[Dataset section]
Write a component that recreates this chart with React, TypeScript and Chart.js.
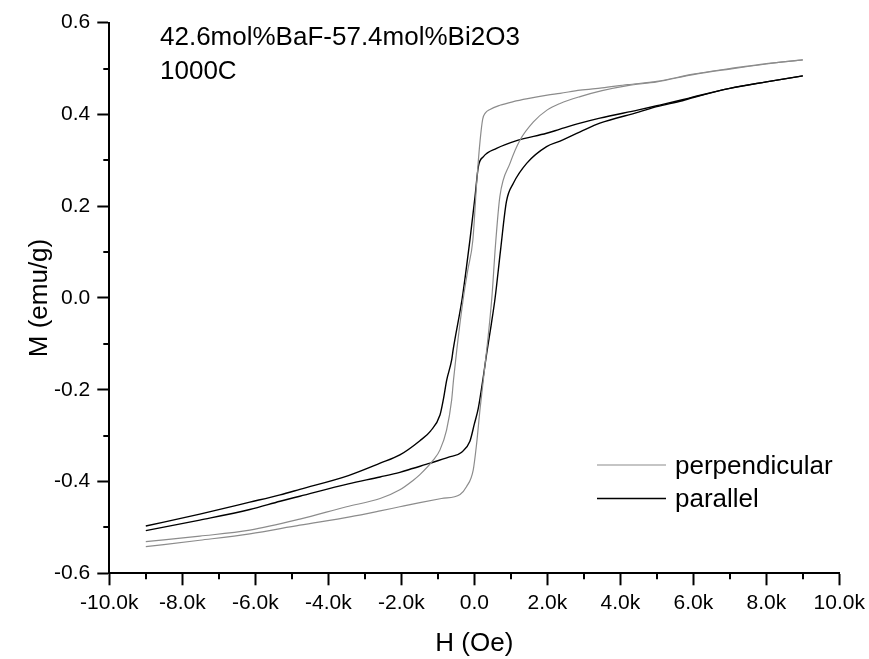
import { useEffect, useRef } from "react";
import { Chart, registerables } from "chart.js";

Chart.register(...registerables);

// ---------- data (H in Oe, M in emu/g) ----------
const perpDescH = [9000, 8000, 7000, 6000, 5000, 4200, 3500, 2900, 2350, 2000, 1500, 1070, 700, 430, 300, 230, 160, 70, -40, -180, -300, -480, -570, -620, -760, -940, -1120, -1490, -1670, -2040, -2580, -3500, -4780, -6150, -7520, -9000];
const perpDescM = [0.519, 0.511, 0.5, 0.488, 0.472, 0.465, 0.458, 0.453, 0.446, 0.442, 0.435, 0.428, 0.42, 0.411, 0.403, 0.39, 0.344, 0.257, 0.126, 0.06, 0.0, -0.113, -0.179, -0.222, -0.288, -0.331, -0.353, -0.385, -0.397, -0.418, -0.437, -0.455, -0.482, -0.506, -0.519, -0.531];

const perpAscH = [-9000, -7520, -6150, -4780, -3410, -2580, -2040, -1490, -900, -390, -210, -30, 60, 160, 340, 480, 580, 700, 980, 1250, 1620, 2000, 2350, 2900, 3500, 4200, 5000, 6000, 7000, 8000, 9000];
const perpAscM = [-0.542, -0.528, -0.514, -0.495, -0.477, -0.464, -0.455, -0.446, -0.437, -0.428, -0.411, -0.375, -0.32, -0.24, -0.113, 0.0, 0.115, 0.221, 0.294, 0.344, 0.384, 0.41, 0.424, 0.439, 0.452, 0.463, 0.471, 0.487, 0.499, 0.51, 0.519];

const parDescH = [9000, 8000, 7000, 6000, 5700, 5000, 4500, 3440, 2900, 2350, 1980, 1160, 610, 250, 110, 20, -120, -210, -330, -580, -620, -756, -850, -940, -1200, -1490, -2040, -2580, -3450, -4780, -5320, -6150, -7520, -9000];
const parDescM = [0.484, 0.471, 0.457, 0.438, 0.432, 0.419, 0.41, 0.392, 0.381, 0.368, 0.359, 0.343, 0.326, 0.308, 0.286, 0.221, 0.126, 0.07, 0.0, -0.113, -0.135, -0.179, -0.222, -0.255, -0.29, -0.311, -0.342, -0.36, -0.387, -0.417, -0.429, -0.445, -0.471, -0.497];

const parAscH = [-9000, -7520, -6150, -5320, -4780, -3450, -2580, -2040, -1670, -1210, -700, -345, -120, 0, 110, 250, 340, 460, 570, 720, 880, 1070, 1440, 1980, 2350, 2900, 3440, 4500, 5000, 5700, 6000, 7000, 8000, 9000];
const parAscM = [-0.507, -0.484, -0.461, -0.443, -0.432, -0.405, -0.39, -0.38, -0.371, -0.36, -0.347, -0.336, -0.312, -0.275, -0.24, -0.17, -0.12, -0.06, 0.0, 0.105, 0.21, 0.25, 0.294, 0.33, 0.342, 0.362, 0.381, 0.405, 0.417, 0.43, 0.437, 0.457, 0.471, 0.484];

const seriesNames = ["perpendicular", "parallel"];
const seriesColors = ["#8c8c8c", "#000000"];

const xTickValues = [-10000, -8000, -6000, -4000, -2000, 0, 2000, 4000, 6000, 8000, 10000];
const xTickLabels = ["-10.0k", "-8.0k", "-6.0k", "-4.0k", "-2.0k", "0.0", "2.0k", "4.0k", "6.0k", "8.0k", "10.0k"];
const yTickValues = [-0.6, -0.4, -0.2, 0.0, 0.2, 0.4, 0.6];
const yTickLabels = ["-0.6", "-0.4", "-0.2", "0.0", "0.2", "0.4", "0.6"];

const xTitle = "H (Oe)";
const yTitle = "M (emu/g)";
const noteLines = ["42.6mol%BaF-57.4mol%Bi2O3", "1000C"];

const FONT = "'Liberation Sans', Arial, sans-serif";

function pts(h: number[], m: number[]) {
  return h.map((v, i) => ({ x: v, y: m[i] }));
}

function labelFor(values: number[], labels: string[], v: number) {
  const i = values.findIndex((t) => Math.abs(t - v) < 1e-6 * Math.max(1, Math.abs(t)));
  return i >= 0 ? labels[i] : "";
}

const minorTicks = {
  id: "minorTicks",
  afterDraw(chart: any) {
    const ctx = chart.ctx;
    const xs = chart.scales.x;
    const ys = chart.scales.y;
    ctx.save();
    ctx.strokeStyle = "#000";
    ctx.lineWidth = 2;
    for (let i = 0; i < xs.ticks.length - 1; i++) {
      const v = (xs.ticks[i].value + xs.ticks[i + 1].value) / 2;
      const p = Math.round(xs.getPixelForValue(v));
      ctx.beginPath();
      ctx.moveTo(p, xs.top);
      ctx.lineTo(p, xs.top + 6);
      ctx.stroke();
    }
    for (let i = 0; i < ys.ticks.length - 1; i++) {
      const v = (ys.ticks[i].value + ys.ticks[i + 1].value) / 2;
      const p = Math.round(ys.getPixelForValue(v));
      ctx.beginPath();
      ctx.moveTo(ys.right - 6, p);
      ctx.lineTo(ys.right, p);
      ctx.stroke();
    }
    ctx.restore();
  },
};

const legendAndNote = {
  id: "legendAndNote",
  afterDraw(chart: any) {
    const ctx = chart.ctx;
    ctx.save();
    ctx.font = `26px ${FONT}`;
    ctx.fillStyle = "#000";
    ctx.textBaseline = "middle";
    ctx.textAlign = "left";
    ctx.fillText(noteLines[0], 160, 38);
    ctx.fillText(noteLines[1], 160, 72);
    const rows = [465, 498.5];
    seriesNames.forEach((name, i) => {
      const y = rows[i];
      ctx.strokeStyle = seriesColors[i];
      ctx.lineWidth = i === 0 ? 1.2 : 1.4;
      ctx.beginPath();
      ctx.moveTo(597, y);
      ctx.lineTo(666, y);
      ctx.stroke();
      ctx.fillText(name, 675, y + 1.5);
    });
    ctx.restore();
  },
};

export default function App() {
  const ref = useRef<HTMLCanvasElement | null>(null);

  useEffect(() => {
    if (!ref.current) return;
    const chart = new Chart(ref.current, {
      type: "line",
      data: {
        datasets: [
          { label: seriesNames[0], data: pts(perpDescH, perpDescM), borderColor: seriesColors[0], borderWidth: 1.2 },
          { label: seriesNames[0], data: pts(perpAscH, perpAscM), borderColor: seriesColors[0], borderWidth: 1.2 },
          { label: seriesNames[1], data: pts(parDescH, parDescM), borderColor: seriesColors[1], borderWidth: 1.4 },
          { label: seriesNames[1], data: pts(parAscH, parAscM), borderColor: seriesColors[1], borderWidth: 1.4 },
        ],
      },
      options: {
        animation: false,
        responsive: false,
        devicePixelRatio: 1,
        parsing: false as any,
        elements: {
          point: { radius: 0, hoverRadius: 0 },
          line: { cubicInterpolationMode: "monotone", fill: false },
        },
        layout: { padding: { left: 0, top: 22.7, right: 29.7, bottom: 0 } },
        plugins: {
          legend: { display: false },
          tooltip: { enabled: false },
        },
        scales: {
          x: {
            type: "linear",
            min: -10000,
            max: 10000,
            ticks: {
              stepSize: 2000,
              color: "#000",
              font: { family: FONT, size: 21 },
              padding: 5,
              maxRotation: 0,
              autoSkip: false,
              callback: (v: any) => labelFor(xTickValues, xTickLabels, Number(v)),
            },
            grid: { display: true, drawOnChartArea: false, drawTicks: true, tickLength: 12, tickWidth: 2, tickColor: "#000" },
            border: { display: true, color: "#000", width: 2 },
            title: { display: true, text: xTitle, color: "#000", font: { family: FONT, size: 26, lineHeight: 1.2 }, padding: { top: 0, bottom: 0 } },
            afterFit: (s: any) => {
              s.height = 659 - 573.3;
              s.paddingLeft = 0;
              s.paddingRight = 0;
            },
          },
          y: {
            type: "linear",
            min: -0.6,
            max: 0.6,
            ticks: {
              stepSize: 0.2,
              color: "#000",
              font: { family: FONT, size: 21 },
              padding: 7,
              autoSkip: false,
              callback: (v: any) => labelFor(yTickValues, yTickLabels, Number(v)),
            },
            grid: { display: true, drawOnChartArea: false, drawTicks: true, tickLength: 12, tickWidth: 2, tickColor: "#000" },
            border: { display: true, color: "#000", width: 2 },
            title: { display: true, text: yTitle, color: "#000", font: { family: FONT, size: 26, lineHeight: 1.2 }, padding: { top: 24, bottom: 0 } },
            afterFit: (s: any) => {
              s.width = 109.3;
            },
          },
        },
      },
      plugins: [minorTicks, legendAndNote],
    });
    return () => chart.destroy();
  }, []);

  return (
    <div style={{ position: "absolute", left: 0, top: 0, width: 869, height: 659, background: "#fff" }}>
      <canvas ref={ref} width={869} height={659} style={{ display: "block" }} />
    </div>
  );
}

[Directions] Up to and including the line containing "Chart.register(...registerables);", repeat every line from the start of the data, but none of the pictures.

[Problem solution]
Write a component that recreates this chart with React, TypeScript and Chart.js.
import { useEffect, useRef } from "react";
import { Chart, registerables } from "chart.js";

Chart.register(...registerables);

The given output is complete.